File ~/anaconda3/envs/tensorflow2_p310/lib/python3.10/site-packages/accelerate/hooks.py:169, in add_hook_to_module..new_forward(module, *args, **kwargs)
167 output = module._old_forward(*args, **kwargs)
168 else:
--> 169 output = module._old_forward(*args, **kwargs)
170 return module._hf_hook.post_forward(module, output)

File ~/anaconda3/envs/tensorflow2_p310/lib/python3.10/site-packages/transformers/models/llava_next_video/modeling_llava_next_video.py:915, in LlavaNextVideoForConditionalGeneration.forward(self, input_ids, pixel_values, pixel_values_videos, image_sizes, attention_mask, position_ids, past_key_values, inputs_embeds, vision_feature_layer, vision_feature_select_strategy, labels, use_cache, output_attentions, output_hidden_states, return_dict)
912 # generation with cache, decoding stage
913 elif past_key_values is not None and (pixel_values is not None or pixel_values_videos is not None):
914 # Retrieve the first layer to inspect the logits and mask out the hidden states that are set to 0
--> 915 first_layer_past_key_value = past_key_values[0][0][:, :, :, 0]
916 # Sum all dimensions of head_dim (-2) to avoid random errors such as: https://github.com/huggingface/transformers/pull/28032#issuecomment-1863691941
917 batch_index, non_attended_tokens = torch.where(first_layer_past_key_value.float().sum(-2) == 0)

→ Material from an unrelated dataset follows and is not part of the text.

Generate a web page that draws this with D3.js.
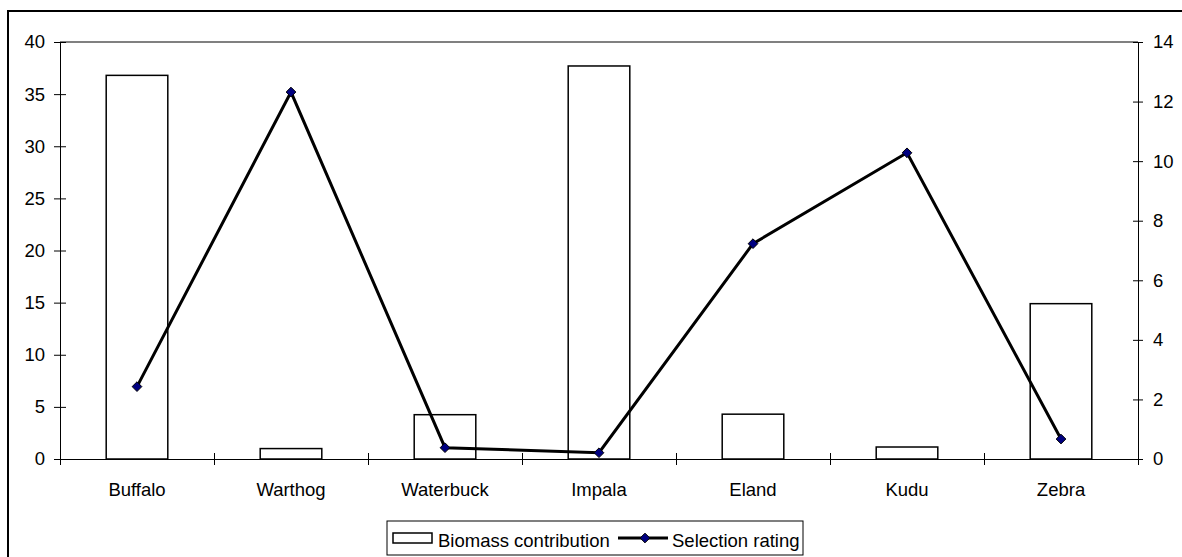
<!DOCTYPE html>
<html>
<head>
<meta charset="utf-8">
<script src="https://cdn.jsdelivr.net/npm/d3@7"></script>
<style>
  body { margin: 0; background: #fff; }
  svg text { font-family: "Liberation Sans", Arial, sans-serif; font-size: 18.5px; fill: #000; }
</style>
</head>
<body>
<div id="chart"></div>
<script>
var categories = ["Buffalo", "Warthog", "Waterbuck", "Impala", "Eland", "Kudu", "Zebra"];
var biomass = [36.8, 1.0, 4.25, 37.7, 4.3, 1.15, 14.9];
var selection = [2.43, 12.32, 0.38, 0.21, 7.23, 10.28, 0.67];
var leftTicks = [0, 5, 10, 15, 20, 25, 30, 35, 40];
var rightTicks = [0, 2, 4, 6, 8, 10, 12, 14];
var seriesNames = ["Biomass contribution", "Selection rating"];

var W = 1182, H = 557;
var margin = {top: 42, left: 60, right: 44, bottom: 98};
var width = W - margin.left - margin.right,
    height = H - margin.top - margin.bottom;

var svg = d3.select("#chart").append("svg")
  .attr("width", W)
  .attr("height", H);

// outer chart frame (runs off the right/bottom edge like the original)
svg.append("rect")
  .attr("x", 8).attr("y", 11)
  .attr("width", 1300).attr("height", 700)
  .attr("fill", "none")
  .attr("stroke", "#000")
  .attr("stroke-width", 2);

var main = svg.append("g")
  .attr("transform", "translate(" + margin.left + "," + margin.top + ")");

var x = d3.scaleBand().domain(categories).range([0, width]).padding(0);
var xb = d3.scaleLinear().domain([0, categories.length]).range([0, width]);
var yL = d3.scaleLinear().domain([0, 40]).range([height, 0]);
var yR = d3.scaleLinear().domain([0, 14]).range([height, 0]);

// top border of plot area
main.append("line")
  .attr("x1", 0).attr("x2", width)
  .attr("y1", 0).attr("y2", 0)
  .attr("stroke", "#808080")
  .attr("stroke-width", 2);

// bars
var barW = x.bandwidth() * 0.4;
main.selectAll("rect.bar")
  .data(biomass)
  .enter().append("rect")
    .attr("class", "bar")
    .attr("x", function(d, i) { return x(categories[i]) + (x.bandwidth() - barW) / 2; })
    .attr("y", function(d) { return yL(d); })
    .attr("width", barW)
    .attr("height", function(d) { return height - yL(d); })
    .attr("fill", "#fff")
    .attr("stroke", "#000")
    .attr("stroke-width", 1.5);

// left axis
var gl = main.append("g")
  .call(d3.axisLeft(yL).tickValues(leftTicks).tickSizeInner(6).tickSizeOuter(0).tickPadding(9));
gl.selectAll(".tick line").attr("x1", -6).attr("x2", 6);
gl.selectAll("text").style("font-size", "18.5px");

// right axis
var gr = main.append("g")
  .attr("transform", "translate(" + width + ",0)")
  .call(d3.axisRight(yR).tickValues(rightTicks).tickSizeInner(5).tickSizeOuter(0).tickPadding(10));
gr.selectAll(".tick line").attr("x1", -5).attr("x2", 5);
gr.selectAll("text").style("font-size", "18.5px");

// bottom axis: boundary ticks + centered labels
var gb = main.append("g")
  .attr("transform", "translate(0," + height + ")")
  .call(d3.axisBottom(xb).tickValues(d3.range(categories.length + 1)).tickFormat("").tickSizeInner(6).tickSizeOuter(0));
gb.selectAll(".tick line").attr("y1", -6).attr("y2", 6);

var gc = main.append("g")
  .attr("transform", "translate(0," + height + ")")
  .call(d3.axisBottom(x).tickSize(0).tickPadding(24));
gc.select(".domain").remove();
gc.selectAll("text").style("font-size", "18.5px");

// selection line
var line = d3.line()
  .x(function(d, i) { return x(categories[i]) + x.bandwidth() / 2; })
  .y(function(d) { return yR(d); });

main.append("path")
  .datum(selection)
  .attr("d", line)
  .attr("fill", "none")
  .attr("stroke", "#000")
  .attr("stroke-width", 3);

var diamond = d3.symbol().type(d3.symbolDiamond2).size(60);
main.selectAll("path.marker")
  .data(selection)
  .enter().append("path")
    .attr("class", "marker")
    .attr("d", diamond)
    .attr("transform", function(d, i) {
      return "translate(" + (x(categories[i]) + x.bandwidth() / 2) + "," + yR(d) + ")";
    })
    .attr("fill", "#000080")
    .attr("stroke", "#000")
    .attr("stroke-width", 1);

// legend
var legend = svg.append("g").attr("transform", "translate(387,521)");
legend.append("rect")
  .attr("width", 416).attr("height", 34)
  .attr("fill", "#fff").attr("stroke", "#000").attr("stroke-width", 1);
legend.append("rect")
  .attr("x", 6).attr("y", 12).attr("width", 39).attr("height", 10)
  .attr("fill", "#fff").attr("stroke", "#000").attr("stroke-width", 1.5);
legend.append("text")
  .attr("x", 51).attr("y", 25.5)
  .text(seriesNames[0]);
legend.append("line")
  .attr("x1", 231).attr("x2", 281).attr("y1", 17).attr("y2", 17)
  .attr("stroke", "#000").attr("stroke-width", 3);
legend.append("path")
  .attr("d", diamond)
  .attr("transform", "translate(258,17)")
  .attr("fill", "#000080").attr("stroke", "#000").attr("stroke-width", 1);
legend.append("text")
  .attr("x", 285).attr("y", 25.5)
  .text(seriesNames[1]);
</script>
</body>
</html>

File ~/anaconda3/envs/tensorflow2_p310/lib/python3.10/site-packages/transformers/cache_utils.py:334, in DynamicCache.getitem(self, layer_idx)
332 return (self.key_cache[layer_idx], self.value_cache[layer_idx])
333 else:
--> 334 raise KeyError(f"Cache only has {len(self)} layers, attempted to access layer with index {layer_idx}")

KeyError: 'Cache only has 0 layers, attempted to access layer with index 0'

RaushanTurganbay

Llava Hugging Face org Aug 15

Hey! Yes, the last release had a bug and I opened a PR here (https://github.com/huggingface/transformers/pull/32527). The fix will be included in the next patch release

sumanthsadu

Aug 15

Thank you! May I know approximately when to except the release ? I would be interested to know more if there are any other versions I could try out. I want to use open sourced video to text processing models to work with. Any resources is greatly appreciated.

RaushanTurganbay

Llava Hugging Face org Aug 15

•

edited Aug 15

The patch release should be approximately this week :)

subashpoudel

7 days ago

@RaushanTurganbay I've also got the same error. How to fix it?

RaushanTurganbay

Llava Hugging Face org 7 days ago

@subashpoudel can you share your env with me? I guess you got one of the patch releases which had a bug. If you're installing from source, make sure to upgrade once more. We merged recently a more stable modeling code

subashpoudel

6 days ago

@RaushanTurganbay It's solved sir. Thank you.